=== AVAILABLE RECORDS ===

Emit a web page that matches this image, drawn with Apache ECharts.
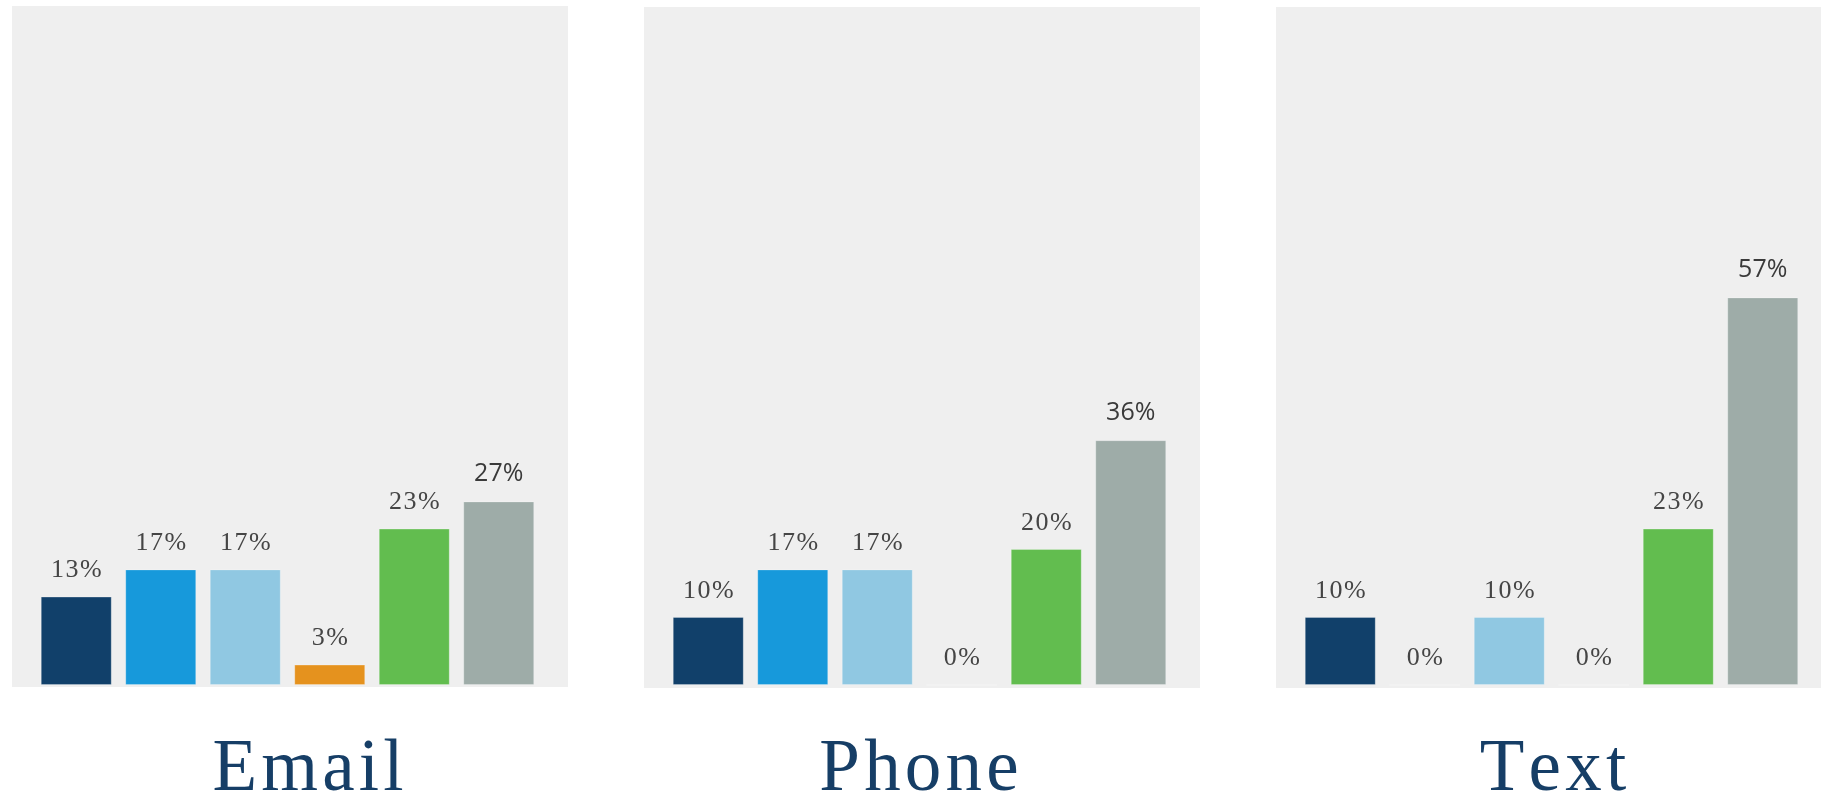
<!DOCTYPE html>
<html>
<head>
<meta charset="utf-8">
<script src="https://cdn.jsdelivr.net/npm/echarts@6/dist/echarts.min.js"></script>
<style>
  html, body { margin: 0; padding: 0; background: #ffffff; }
  #chart { width: 1821px; height: 798px; }
</style>
</head>
<body>
<div id="chart"></div>
<script>
// Response options (same order in every channel panel)
const categories = ['Option A', 'Option B', 'Option C', 'Option D', 'Option E', 'Option F'];
const barColors = ['#11406a', '#1799db', '#90c8e2', '#e5921e', '#62bd4f', '#9eaca8'];

// Channel names shown under each panel
const channels = ['Email', 'Phone', 'Text'];

// Share of responses per option, in percent
const emailValues = [13, 17, 17, 3, 23, 27];
const phoneValues = [10, 17, 17, 0, 20, 36];
const textValues  = [10, 0, 10, 0, 23, 57];

const seriesValues = [emailValues, phoneValues, textValues];

// Panel geometry
const panelLeft = [12, 644, 1276];
const panelTop = [6, 7, 7];
const panelWidth = 556;
const panelHeight = 681;
const barInset = 22;      // plot area starts this far inside the panel
const plotWidth = 507;
const plotTop = 5;
const plotHeight = 680;
const titleCenter = [308, 919, 1553];

const SERIF = '"Liberation Serif", "DejaVu Serif", serif';
const SANS = '"Open Sans", "Liberation Sans", sans-serif';

// Wrap each character in a rich fragment so the text gets a little tracking
function spaced(str, key) {
  return str.split('').map(ch => '{' + key + '|' + ch + '}').join('');
}

const chart = echarts.init(document.getElementById('chart'), null, { renderer: 'canvas' });

const grids = [], xAxes = [], yAxes = [], series = [], graphics = [];

seriesValues.forEach((vals, p) => {
  grids.push({ left: panelLeft[p] + barInset, top: plotTop, width: plotWidth, height: plotHeight, containLabel: false });
  xAxes.push({
    type: 'category', gridIndex: p, data: categories,
    axisLine: { show: false }, axisTick: { show: false }, axisLabel: { show: false }, splitLine: { show: false }
  });
  yAxes.push({
    type: 'value', gridIndex: p, min: 0, max: 100,
    axisLine: { show: false }, axisTick: { show: false }, axisLabel: { show: false }, splitLine: { show: false }
  });

  const maxIdx = vals.indexOf(Math.max(...vals));
  series.push({
    type: 'bar', xAxisIndex: p, yAxisIndex: p,
    barCategoryGap: '16%',
    silent: true,
    data: vals.map((v, i) => {
      const item = {
        value: v,
        itemStyle: { color: barColors[i], borderColor: 'rgba(255,255,255,0.25)', borderWidth: 1 }
      };
      if (i === maxIdx) {
        item.label = { fontFamily: SANS, fontSize: 25, color: '#3a3a3a', distance: 15 };
      }
      return item;
    }),
    label: {
      show: true, position: 'top', distance: 13,
      formatter: (d) => d.dataIndex === maxIdx ? d.value + '%' : spaced(d.value + '%', 'c'),
      fontFamily: SERIF,
      fontSize: 26, color: '#454545',
      rich: {
        c: { fontFamily: SERIF, fontSize: 26, color: '#454545', padding: [0, 0.75, 0, 0.75] }
      }
    }
  });

  graphics.push({
    type: 'rect', z: -10, silent: true,
    shape: { x: panelLeft[p], y: panelTop[p], width: panelWidth, height: panelHeight },
    style: { fill: '#efefef' }
  });
  graphics.push({
    type: 'text', silent: true,
    x: titleCenter[p], y: 771,
    style: {
      text: spaced(channels[p], 't'),
      rich: {
        t: { fontFamily: SERIF, fontSize: 73, color: '#163e66', padding: [0, 2.1, 0, 2.1] }
      },
      fill: '#163e66',
      font: '73px ' + SERIF,
      textAlign: 'center', textVerticalAlign: 'middle'
    }
  });
});

chart.setOption({
  animation: false,
  backgroundColor: '#ffffff',
  grid: grids,
  xAxis: xAxes,
  yAxis: yAxes,
  series: series,
  graphic: graphics
});
</script>
</body>
</html>
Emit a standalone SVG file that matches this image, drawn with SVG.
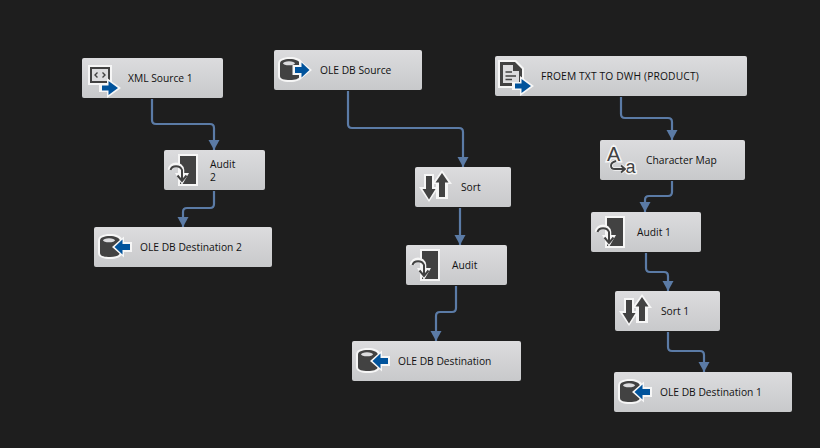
<svg xmlns="http://www.w3.org/2000/svg" width="820" height="448" viewBox="0 0 820 448">
<style>
.n{fill:url(#g)}
.t{font-family:"Open Sans","Noto Sans",sans-serif;font-size:10.25px;fill:#111}
.c{fill:none;stroke:#5b7ba6;stroke-width:2.200;marker-end:url(#a)}
.w{fill:#f6f6f6}
.d{fill:#424242}
.b{fill:#00539c}
.l{fill:#dcdcde}
</style>
<defs>
<linearGradient id="g" x1="0" y1="0" x2="0" y2="1"><stop offset="0" stop-color="#dcdcde"/><stop offset="1" stop-color="#c8c9cb"/></linearGradient>
<marker id="a" markerUnits="userSpaceOnUse" markerWidth="12" markerHeight="12" refX="10" refY="6" orient="auto"><path d="M0 0.500L10 6L0 11.500Z" fill="#5b7ba6"/></marker>
<g id="cyl">
<path class="w" d="M4 14C4 9 9 7 16 7C22 7 27 9 28 12V27C27 30 22 32 16 32C9 32 4 30 4 26Z"/>
<path class="d" d="M6 13.500C6 10.500 10 9 16 9C21 9 25 10.500 26 13.500V26C25 29 21 30 16 30C10 30 6 29 6 26Z"/>
<ellipse class="l" cx="15" cy="13.300" rx="6" ry="2"/>
</g>
<g id="outArrow"><path class="w" d="M18.500 15H25V9.500L38 20L25 30.500V25H18.500Z"/><path class="b" d="M21 17H27.500V12.500L35.500 20L27.500 27.500V23H21Z"/></g>
<g id="inArrow"><path class="w" d="M38 15H30V9.500L18 20L30 30.500V25H38Z"/><path class="b" d="M36 17H28.500V12.500L20.500 20L28.500 27.500V23H36Z"/></g>
<g id="docArrow"><path class="w" d="M17 26H25V20L39 30L25 40V34H17Z"/><path class="b" d="M20 27.500H26.500V23L36 30L26.500 37V32.500H20Z"/></g>
<g id="audit">
<rect class="w" x="14" y="4" width="20" height="32"/>
<rect class="d" x="16" y="6" width="16" height="28"/>
<path d="M6 20C7 13 17 13 18 20L18 27" fill="none" stroke="#f6f6f6" stroke-width="4.500"/>
<path class="w" d="M11 23L25 23L18 35Z"/>
<path d="M6.500 20C8 15 16 15 18 20L18 30" fill="none" stroke="#424242" stroke-width="2"/>
<path d="M13.500 25.500L18 31L22.500 25.500" fill="none" stroke="#424242" stroke-width="2"/>
</g>
<g id="sort">
<path class="w" d="M9 7H19V20H24L14 35L4 20H9Z"/>
<path class="d" d="M11 9H17V22H20.500L14 32.500L7.500 22H11Z"/>
<path class="w" d="M27 3L37 17H33V32H21V17H17Z"/>
<path class="d" d="M27 6L33.500 15.500H30V30H24V15.500H20.500Z"/>
</g>
</defs>
<rect width="820" height="448" fill="#1e1e1e"/>
<g id="connectors">
<path class="c" d="M152 99V120Q152 124 156 124H210Q214 124 214 128V150"/>
<path class="c" d="M214 191V204Q214 208 210 208H187Q183 208 183 212V227"/>
<path class="c" d="M348 91V124Q348 128 352 128H459Q463 128 463 132V167"/>
<path class="c" d="M460 208V245"/>
<path class="c" d="M456 286V308Q456 312 452 312H440Q436 312 436 316V341"/>
<path class="c" d="M621 97V114Q621 118 625 118H668Q672 118 672 122V140"/>
<path class="c" d="M672 181V192Q672 196 668 196H649Q645 196 645 200V212"/>
<path class="c" d="M646 253V268Q646 272 650 272H664Q668 272 668 276V291"/>
<path class="c" d="M668 332V347Q668 351 672 351H700Q704 351 704 355V372"/>
</g>
<g id="xml-source-1"><rect class="n" x="82" y="58" width="141" height="40" rx="2"/>
<rect class="w" x="88" y="65" width="24" height="20"/><rect class="d" x="90" y="67" width="20" height="16"/><rect class="l" x="92" y="69" width="16" height="12"/>
<path d="M97.500 72.500L95 75L97.500 77.500M102.500 72.500L105 75L102.500 77.500" fill="none" stroke="#424242" stroke-width="1.400"/>
<use href="#docArrow" x="82" y="58"/>
<text class="t" x="128" y="82">XML Source 1</text></g>
<g id="audit-2"><rect class="n" x="164" y="150" width="101" height="40" rx="2"/>
<use href="#audit" x="164" y="150"/>
<text class="t" x="210" y="168">Audit</text><text class="t" x="210" y="181">2</text></g>
<g id="ole-db-destination-2"><rect class="n" x="94" y="227" width="178" height="40" rx="2"/>
<use href="#cyl" x="94" y="227"/><use href="#inArrow" x="94" y="227"/>
<text class="t" x="140" y="251">OLE DB Destination 2</text></g>
<g id="ole-db-source"><rect class="n" x="274" y="50" width="148" height="40" rx="2"/>
<use href="#cyl" x="274" y="50"/><use href="#outArrow" x="274" y="50"/>
<text class="t" x="320" y="74">OLE DB Source</text></g>
<g id="sort-node"><rect class="n" x="415" y="167" width="96" height="40" rx="2"/>
<use href="#sort" x="415" y="167"/>
<text class="t" x="461" y="191">Sort</text></g>
<g id="audit-node"><rect class="n" x="406" y="245" width="101" height="40" rx="2"/>
<use href="#audit" x="406" y="245"/>
<text class="t" x="452" y="269">Audit</text></g>
<g id="ole-db-destination"><rect class="n" x="352" y="341" width="169" height="40" rx="2"/>
<use href="#cyl" x="352" y="341"/><use href="#inArrow" x="352" y="341"/>
<text class="t" x="398" y="365">OLE DB Destination</text></g>
<g id="froem-txt"><rect class="n" x="495" y="56" width="252" height="40" rx="2"/>
<path class="w" d="M498 60H516L524 68V88H498Z"/>
<path class="d" d="M500 62H515L522 69V86H500Z"/><path class="l" d="M503 65H513V71H519V83H503Z"/>
<path d="M505.500 72H512M505.500 76H516M505.500 79.500H512" stroke="#424242" stroke-width="1.500"/>
<use href="#docArrow" x="495" y="56"/>
<text class="t" x="541" y="80" letter-spacing="0.150">FROEM TXT TO DWH (PRODUCT)</text></g>
<g id="character-map"><rect class="n" x="600" y="140" width="145" height="40" rx="2"/>
<text x="607" y="161" font-family="'Liberation Sans',sans-serif" font-size="20" fill="#424242" stroke="#f6f6f6" stroke-width="3" paint-order="stroke">A</text>
<text x="625.500" y="173" font-family="'Liberation Sans',sans-serif" font-size="18" fill="#424242" stroke="#f6f6f6" stroke-width="3" paint-order="stroke">a</text>
<path d="M616 161C609 163 610 169 615 169H625M621 165.500L625 169L621 172.500" fill="none" stroke="#f6f6f6" stroke-width="3.500"/>
<path d="M616 161C609 163 610 169 615 169H625M621 165.500L625 169L621 172.500" fill="none" stroke="#424242" stroke-width="1.900"/>
<text class="t" x="646" y="164">Character Map</text></g>
<g id="audit-1"><rect class="n" x="591" y="212" width="110" height="40" rx="2"/>
<use href="#audit" x="591" y="212"/>
<text class="t" x="637" y="236">Audit 1</text></g>
<g id="sort-1"><rect class="n" x="615" y="291" width="105" height="40" rx="2"/>
<use href="#sort" x="615" y="291"/>
<text class="t" x="661" y="315">Sort 1</text></g>
<g id="ole-db-destination-1"><rect class="n" x="614" y="372" width="178" height="40" rx="2"/>
<use href="#cyl" x="614" y="372"/><use href="#inArrow" x="614" y="372"/>
<text class="t" x="660" y="396">OLE DB Destination 1</text></g>
</svg>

=== WRITTEN INSTRUCTION ===
Every line in the data that holds "image" should be copied out.

=== REPLY TO THE EXERCISE ===
Emit a web page that matches this image, drawn with Apache ECharts.
Emit a standalone SVG file that matches this image, drawn with SVG.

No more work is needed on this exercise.